See new entries in Kessler’s Condo Court about:

  • a recent court decision concerning an association that refused to hold a board election, and
  • a housing provider who evicted a disabled resident with a companion dog settles lawsuit for $298,833
Jan 13

QUESTION: If an HOA’s CC&Rs and bylaws do not specify that an HOA and HOA board must have physical (i.e. face-to-face) meetings, may the HOA and HOA board hold exclusively telephonic meetings and simply never meet in the same room?

ANSWER: The Corporations Code allows directors to participate in meetings through the use of a conference telephone, electronic video screen communication, or electronic transmission. As long as all members participating in the meeting are able to hear one another and participate in the meeting, it constitutes “presence in person” at the meeting. Corp. Code 7211(a)6.

However, HOAs are also subject to the Open Meeting Act, which allows members to attend meetings of the board of directors. If the board can structure a telephone or video conference meeting in such a way that all homeowners can “attend” the meeting, and can participate in an Open Forum at that meeting, then “virtual meetings” are permissible.

DIRECTOR IN A COMA

QUESTION: Our board recently appointed new directors after the Annual Meeting failed to achieve a quorum. One of the directors they appointed, a former board member, has been in a coma for the past five months. Though tragic, is this legal?

ANSWER: Directors have a duty to appoint competent, trustworthy, and independent persons to the board. Lewis v. Elk Hills 36 Oil Co. (1929) 103 Cal.App. 14. Since the appointee is in a coma, he cannot perform his duties as a director. Therefore, it would be improper to appoint this person to the board.

POLITICAL CONTRIBUTIONS

QUESTION: The board special assessed the membership 5% to contribute to a political action committee, which is currently suing the city to block construction of a nearby city park. What are our options for stopping the board?

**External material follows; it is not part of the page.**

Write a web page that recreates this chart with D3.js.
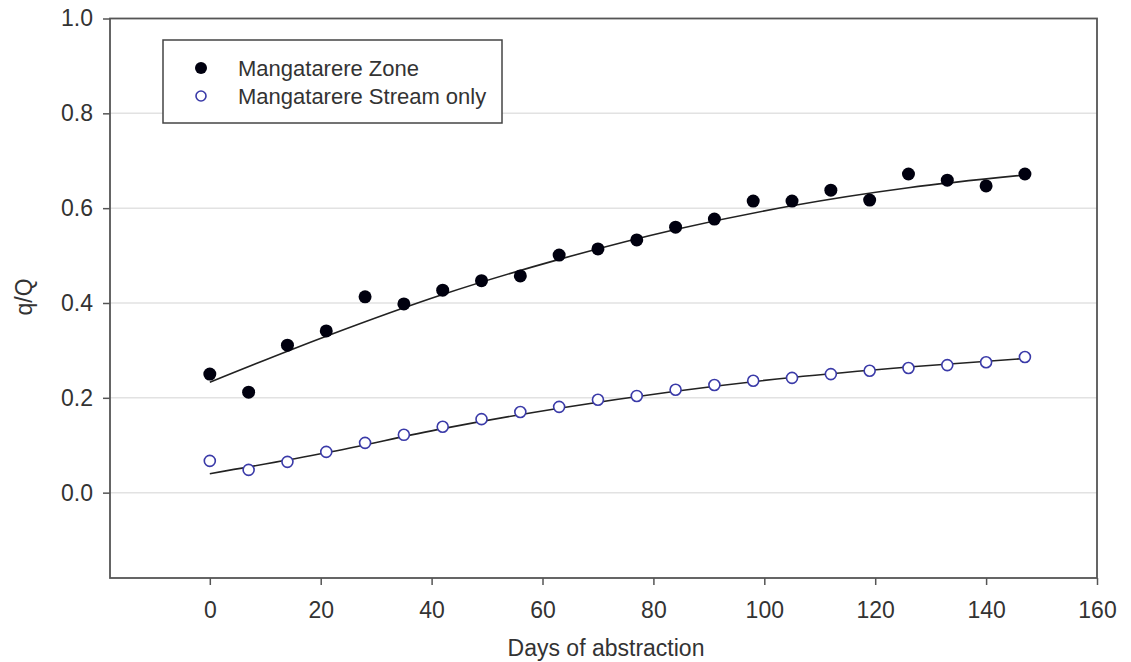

ANSWER: Your options are limited. California Courts have held that boards have broad authority under the CC&Rs to act in the best interest of their associations. In Finley v. Superior Court, the court found that political contributions were not illegal and that boards could take actions they felt were in the best interest of the association, even if members disagreed. As a result, unless your governing documents provide otherwise, your board can impose a 5% special assessment to raise funds for a political action committee. If the membership is unhappy with the board’s actions, they have recourse–they can recall the board and elect directors who agree with their position.

GRANDFATHERING

QUESTION: Looking for legal definition of the term “grandfathering.”

ANSWER: Black’s Law Dictionary defines “grandfather clause” as “an exception to a restriction that allows all those already doing something to continue doing it even if they would be stopped by the new restriction.” If, for example, the board adopted a rule that pets over 50 pounds were prohibited, the board could grandfather existing oversize pets. Therefore, the owner of a 75 pound dog who resides in the development prior to the adoption of the restriction could keep the pet. However once the pet died, his next pet would have to comply with the new restriction.

RECUSED FROM VOTING

QUESTION: If a board member recuses himself from a vote, must he leave the meeting? If he does not, can he be asked to leave an executive meeting?

ANSWER: Recusal normally occurs when a director has a conflict of interest or prejudice concerning a particular matter. A conflict of interest is any situation in which financial or other personal considerations may unduly influence the director’s judgment. This includes matters such as a disciplinary action against the director for violating the CC&Rs or voting on a potential contract with a company owned by a close relative of the director.

Recusal. In each case, the director has a personal interest in the outcome of the vote–an interest not shared by the other directors. In such instances, the interested director should voluntarily recuse himself by leaving the meeting so the remaining directors can freely discuss and vote on the issue. If he were to stay, his presence could inhibit discussion and influence the vote.